July 14th, 2013: Hour of the Wolf (1968)

The Hour of the Wolf

What It’s About: A director has made a film about the disappearance of painter Johan Borg (Max von Sydow), which he has reconstructed from the painter’s diary and interviews with his wife Alma (Liv Ullman). Johan and his wife were living on a deserted island where Johan was tormented by visions of the “ghosts” of the island and, presumably, his life. He did not sleep nights but instead stayed up through the “Hour of the Wolf”, that hour just before dawn when the majority of people are born, die, and when hopelessness and the supernatural is at its strongest. Alma is pregnant, and clearly concerned about Johan’s condition.  When Johan shows her his sketchbook, in which has sketches of the apparitions he’s seen, Alma is drawn into Johan’s visions. The next day Alma meets a well dressed old woman (Naima Wifstrand) who tells Alma that Johan must stop his sketches of the apparitions-and that she should read his diary.

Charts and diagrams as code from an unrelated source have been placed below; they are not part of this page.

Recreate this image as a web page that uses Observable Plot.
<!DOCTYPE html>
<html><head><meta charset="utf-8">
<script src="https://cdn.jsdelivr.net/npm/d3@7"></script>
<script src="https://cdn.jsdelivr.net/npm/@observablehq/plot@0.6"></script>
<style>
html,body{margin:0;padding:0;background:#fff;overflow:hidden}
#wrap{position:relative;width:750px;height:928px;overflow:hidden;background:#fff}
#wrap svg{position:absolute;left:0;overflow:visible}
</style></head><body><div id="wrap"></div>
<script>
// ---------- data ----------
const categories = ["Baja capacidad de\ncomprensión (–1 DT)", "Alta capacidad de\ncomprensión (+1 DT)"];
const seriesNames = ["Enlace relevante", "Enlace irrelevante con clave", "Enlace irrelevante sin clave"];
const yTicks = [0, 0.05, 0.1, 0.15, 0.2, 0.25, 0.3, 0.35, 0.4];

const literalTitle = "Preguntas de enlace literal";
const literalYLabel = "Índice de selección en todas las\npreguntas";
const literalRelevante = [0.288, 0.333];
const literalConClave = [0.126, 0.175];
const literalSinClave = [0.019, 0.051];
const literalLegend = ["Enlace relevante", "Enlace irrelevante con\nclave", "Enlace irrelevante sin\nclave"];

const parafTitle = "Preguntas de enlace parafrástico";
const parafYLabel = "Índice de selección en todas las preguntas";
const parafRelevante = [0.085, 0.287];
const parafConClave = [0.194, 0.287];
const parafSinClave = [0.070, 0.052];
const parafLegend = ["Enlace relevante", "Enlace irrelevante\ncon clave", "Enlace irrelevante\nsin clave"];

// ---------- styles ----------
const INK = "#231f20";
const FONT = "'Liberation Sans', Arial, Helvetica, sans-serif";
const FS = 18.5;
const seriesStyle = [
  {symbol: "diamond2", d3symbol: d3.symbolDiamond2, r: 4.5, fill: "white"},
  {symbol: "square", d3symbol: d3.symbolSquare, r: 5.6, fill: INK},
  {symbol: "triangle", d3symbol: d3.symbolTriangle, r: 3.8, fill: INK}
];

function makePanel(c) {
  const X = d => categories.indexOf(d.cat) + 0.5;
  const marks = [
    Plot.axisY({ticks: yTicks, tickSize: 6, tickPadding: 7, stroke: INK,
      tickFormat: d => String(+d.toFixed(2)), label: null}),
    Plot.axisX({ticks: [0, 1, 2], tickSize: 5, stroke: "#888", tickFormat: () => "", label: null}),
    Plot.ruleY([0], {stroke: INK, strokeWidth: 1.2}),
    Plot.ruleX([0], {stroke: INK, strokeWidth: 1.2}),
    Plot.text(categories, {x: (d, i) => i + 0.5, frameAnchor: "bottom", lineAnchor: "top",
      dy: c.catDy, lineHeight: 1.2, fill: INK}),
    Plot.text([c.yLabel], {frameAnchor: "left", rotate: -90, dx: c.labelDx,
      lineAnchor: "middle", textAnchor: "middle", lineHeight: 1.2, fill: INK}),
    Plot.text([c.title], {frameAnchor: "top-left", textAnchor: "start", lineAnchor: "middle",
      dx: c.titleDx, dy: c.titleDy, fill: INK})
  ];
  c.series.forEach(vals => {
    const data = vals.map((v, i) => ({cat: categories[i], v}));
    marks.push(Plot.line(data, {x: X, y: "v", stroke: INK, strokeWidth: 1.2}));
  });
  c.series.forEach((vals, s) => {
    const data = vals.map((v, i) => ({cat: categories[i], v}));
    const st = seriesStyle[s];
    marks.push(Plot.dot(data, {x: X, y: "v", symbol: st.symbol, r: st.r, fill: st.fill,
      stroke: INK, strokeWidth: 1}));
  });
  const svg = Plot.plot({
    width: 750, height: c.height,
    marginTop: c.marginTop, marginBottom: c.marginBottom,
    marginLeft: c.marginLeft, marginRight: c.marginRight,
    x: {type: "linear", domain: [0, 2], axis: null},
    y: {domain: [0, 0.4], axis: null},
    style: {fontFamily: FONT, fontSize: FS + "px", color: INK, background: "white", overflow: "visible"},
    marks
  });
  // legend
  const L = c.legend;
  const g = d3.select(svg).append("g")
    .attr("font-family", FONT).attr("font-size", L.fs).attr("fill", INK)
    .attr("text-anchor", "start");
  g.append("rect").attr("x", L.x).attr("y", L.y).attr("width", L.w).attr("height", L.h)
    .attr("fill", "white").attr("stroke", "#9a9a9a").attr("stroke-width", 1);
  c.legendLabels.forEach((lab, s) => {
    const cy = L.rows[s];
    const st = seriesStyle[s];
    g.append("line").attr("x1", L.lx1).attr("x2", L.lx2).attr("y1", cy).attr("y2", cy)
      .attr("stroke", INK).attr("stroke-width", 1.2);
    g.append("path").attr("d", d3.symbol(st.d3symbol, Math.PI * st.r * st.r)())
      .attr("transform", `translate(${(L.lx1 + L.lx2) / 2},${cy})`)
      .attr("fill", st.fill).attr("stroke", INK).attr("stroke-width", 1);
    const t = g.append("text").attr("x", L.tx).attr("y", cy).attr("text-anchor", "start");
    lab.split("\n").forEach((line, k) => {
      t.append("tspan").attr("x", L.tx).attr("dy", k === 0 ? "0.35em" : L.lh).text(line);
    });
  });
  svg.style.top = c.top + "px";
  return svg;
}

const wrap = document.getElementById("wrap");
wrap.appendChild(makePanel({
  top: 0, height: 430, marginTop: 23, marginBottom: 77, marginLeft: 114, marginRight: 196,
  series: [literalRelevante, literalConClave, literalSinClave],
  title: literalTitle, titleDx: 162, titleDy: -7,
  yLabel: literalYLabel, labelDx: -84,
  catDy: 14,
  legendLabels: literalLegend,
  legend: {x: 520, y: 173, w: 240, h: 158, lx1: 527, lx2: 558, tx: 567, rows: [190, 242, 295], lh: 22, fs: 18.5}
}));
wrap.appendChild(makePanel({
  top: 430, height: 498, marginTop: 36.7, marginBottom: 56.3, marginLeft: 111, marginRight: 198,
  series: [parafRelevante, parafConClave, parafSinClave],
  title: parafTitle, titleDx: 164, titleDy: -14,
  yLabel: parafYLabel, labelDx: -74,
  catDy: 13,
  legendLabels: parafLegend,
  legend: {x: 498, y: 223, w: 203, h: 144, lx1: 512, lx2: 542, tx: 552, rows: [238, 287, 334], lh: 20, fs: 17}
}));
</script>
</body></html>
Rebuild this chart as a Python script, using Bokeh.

In the diary, Alma reads of the people Johan meets while painting out on the island-a Baron who has a castle on the island and invites Johan and Alma to come up; an old lover, Veronica Volger (Ingrid Thulin); and a therapist (Ulf Johansson) who follows Johan and bothers him until Johan punches him in the face. The couple accepts the invite even though they both dread it, and we’re treated to a nightmarish dinner where the hosts torment the guests with the hosts’ squabbles and character flaws while simultaneously sizing up the guests themselves and twisting the knife in old wounds. The couple continue to stay up for long nights while discussing their relationship, Johan’s relationship with Volger, Alma’s unwillingness to let the ghosts have Johan, and some of Johan’s other encounters on the island. Eventually the therapist arrives to inform Johan that Volger is at the castle, and he leaves a gun that Johan shoots Alma with before going to the castle, where even stranger encounters await him…

Why Watch it Today?:  Acclaimed Swedish director Ingmar Bergman was born today in 1918.  The Hour of the Wolf may not be his most famous or acclaimed film, but it is a surreal and unsettling one, a long nightmare committed to celluloid.